Like other wealthy nations including the United States, Britain ran up an unprecedented deficit in recent years - a liability that ballooned with a $39 billion stimulus package unleashed against the Great Recession. Now, the new government headed by Conservative Prime Minister David Cameron is making a round of spending cuts that not only roll back that stimulus but also hit at the heart of Britain's social safety net and big government machine.
Women, recent studies here show, are far more dependent on the state than men. Women are thus set to bear a disproportionate amount of the pain, prompting a legal challenge that could scuttle the government's fiscal crusade and raise fairness questions over deficit-cutting campaigns underway from Greece to Spain, and in the United States when it eventually moves to curb spending.
One major target in Britain, for instance, is the bloated public sector, with as many as 600,000 government jobs - or one in 10 - potentially on the chopping block.
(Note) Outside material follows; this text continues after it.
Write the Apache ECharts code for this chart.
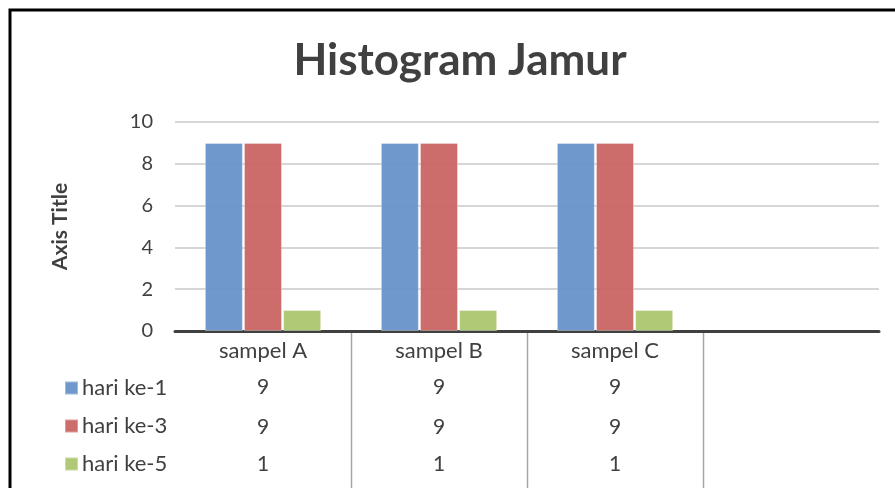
<!DOCTYPE html>
<html>
<head>
<meta charset="utf-8">
<script src="https://cdn.jsdelivr.net/npm/echarts@6/dist/echarts.min.js"></script>
<style>
    html, body { margin: 0; padding: 0; background: #fff; }
    #chart { width: 895px; height: 488px; }
</style>
</head>
<body>
<div id="chart"></div>
<script>
// data (4th category is an empty slot, like in the Excel sheet)
const categories = ['sampel A', 'sampel B', 'sampel C', ''];
const seriesNames = ['hari ke-1', 'hari ke-3', 'hari ke-5'];
const hari1 = [9, 9, 9, null];
const hari3 = [9, 9, 9, null];
const hari5 = [1, 1, 1, null];
const yTicks = [0, 2, 4, 6, 8, 10];
const colors = ['#6794c9', '#c96564', '#abc66f'];

const font = 'Lato, "Open Sans", sans-serif';
const txt = '#404040';

const chart = echarts.init(document.getElementById('chart'));

// one hidden-line x axis per data table row
function tableRow(values, offset) {
    return {
        type: 'category',
        gridIndex: 0,
        position: 'bottom',
        offset: offset,
        data: values.map(v => (v === null ? '' : String(v))),
        axisLine: { show: false },
        axisTick: { show: false },
        axisLabel: { color: txt, fontSize: 21, fontFamily: font, margin: 9 }
    };
}

const allSeries = [hari1, hari3, hari5];

chart.setOption({
    animation: false,
    title: {
        text: 'Histogram Jamur',
        left: 455,
        textAlign: 'center',
        top: 34,
        textStyle: { fontSize: 44, fontWeight: 'bold', color: txt, fontFamily: font }
    },
    legend: {
        orient: 'vertical',
        left: 59,
        top: 372,
        icon: 'rect',
        itemWidth: 13,
        itemHeight: 13,
        itemGap: 16,
        data: seriesNames,
        textStyle: { fontSize: 22, color: txt, fontFamily: font, padding: [0, 0, 0, -1] }
    },
    grid: { left: 175, right: 16, top: 122, bottom: 157 },
    xAxis: [
        {
            type: 'category',
            data: categories,
            axisLine: { lineStyle: { color: '#404040', width: 3 } },
            axisTick: { show: false },
            axisLabel: { color: txt, fontSize: 22, fontFamily: font, margin: 9 }
        },
        tableRow(hari1, 37),
        tableRow(hari3, 77),
        tableRow(hari5, 114)
    ],
    yAxis: {
        type: 'value',
        min: yTicks[0],
        max: yTicks[yTicks.length - 1],
        interval: 2,
        name: 'Axis Title',
        nameLocation: 'middle',
        nameGap: 104,
        nameTextStyle: { fontSize: 21, fontWeight: 'bold', color: txt, fontFamily: font },
        axisLine: { show: false },
        axisTick: { show: false },
        axisLabel: { color: txt, fontSize: 20, fontFamily: font, margin: 22 },
        splitLine: { lineStyle: { color: '#c8c8c8', width: 1.5 } }
    },
    series: seriesNames.map((name, i) => ({
        name: name,
        type: 'bar',
        data: allSeries[i],
        barWidth: 38,
        barGap: '3%',
        itemStyle: { color: colors[i], opacity: 0.95, borderColor: 'rgba(255,255,255,0.35)', borderWidth: 1 }
    }))
});

// data table: vertical separators between categories (from the x scale)
let lines = [];
let x0 = chart.convertToPixel({ xAxisIndex: 0 }, categories[0]);
let x1 = chart.convertToPixel({ xAxisIndex: 0 }, categories[1]);
let band = x1 - x0;
let yBase = chart.convertToPixel({ yAxisIndex: 0 }, yTicks[0]);
for (let i = 1; i < categories.length; i++) {
    let x = Math.round(x0 + band * (i - 0.5)) + 0.5;
    lines.push({
        type: 'line',
        shape: { x1: x, y1: yBase + 2, x2: x, y2: 500 },
        style: { stroke: '#a6a6a6', lineWidth: 1.5 },
        silent: true
    });
}
lines.push({
    type: 'rect',
    shape: { x: 10, y: 10, width: 900, height: 500 },
    style: { fill: null, stroke: '#000', lineWidth: 3 },
    silent: true
});
chart.setOption({ graphic: lines });
</script>
</body>
</html>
But 65 percent of state employees are women, including single mothers in part-time job programs, setting them up to suffer more than men.
Overall, a report published by the House of Commons indicates, women stand to bear the burden of 72 percent of the government's cuts.
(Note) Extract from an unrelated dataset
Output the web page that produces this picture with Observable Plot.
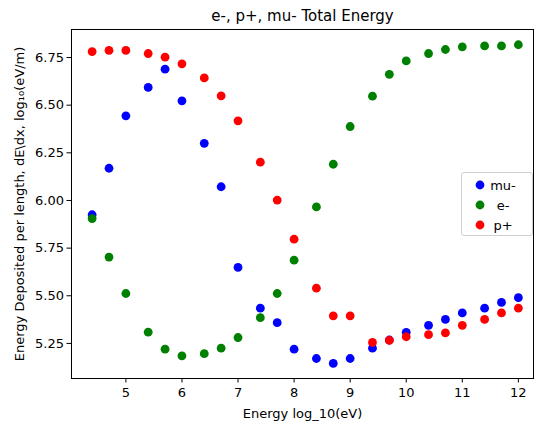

The Fawcett Society, a leading women's rights group here, filed an unprecedented complaint with the nation's high court this month, arguing that the government failed to consider the effect on women of its leaner "emergency budget."
This week, following a report by the Institute for Fiscal Studies showing that the nation's poorest residents are set to be hit hardest by the cuts, Britain's independent Equality and Human Rights Commission ordered the treasury to prove that it had considered the impact of its cuts on vulnerable groups or face "enforcement action."
Such challenges could force the government to scale back spending cuts and balance them with tax increases, which tend to have a greater impact on men because they earn more on average.
"The government is under a duty to look at its policies and check whether they are likely to widen inequality," said Anna Bird, head of policy for the Fawcett Society. "We do not think they undertook that task when putting forth the hardest, most austere budget in generations. Women are going to be adversely affected as a result. That should not happen."
The Fawcett Society says the government violated a four-year-old amendment to Britain's 1975 Sex Discrimination Act mandating that officials give "due regard" to gender inequality when drafting plans.
Although the stipulation is relatively new and little tested, British courts have upheld it previously. In 2008, for instance, a court cited the amendment in quashing a decision by the London Borough of Ealing to cut funding to a domestic violence charity serving the Asian and Afro-Caribbean community.
Even more damning, critics of the budget cuts say, is a letter by Theresa May - one of Cameron's top ministers, and the one in charge of women's affairs - warning the treasury of the "real risk" that its budget could be considered unlawful given a potentially outsize impact on women and disadvantaged citizens. The letter was leaked to the news media.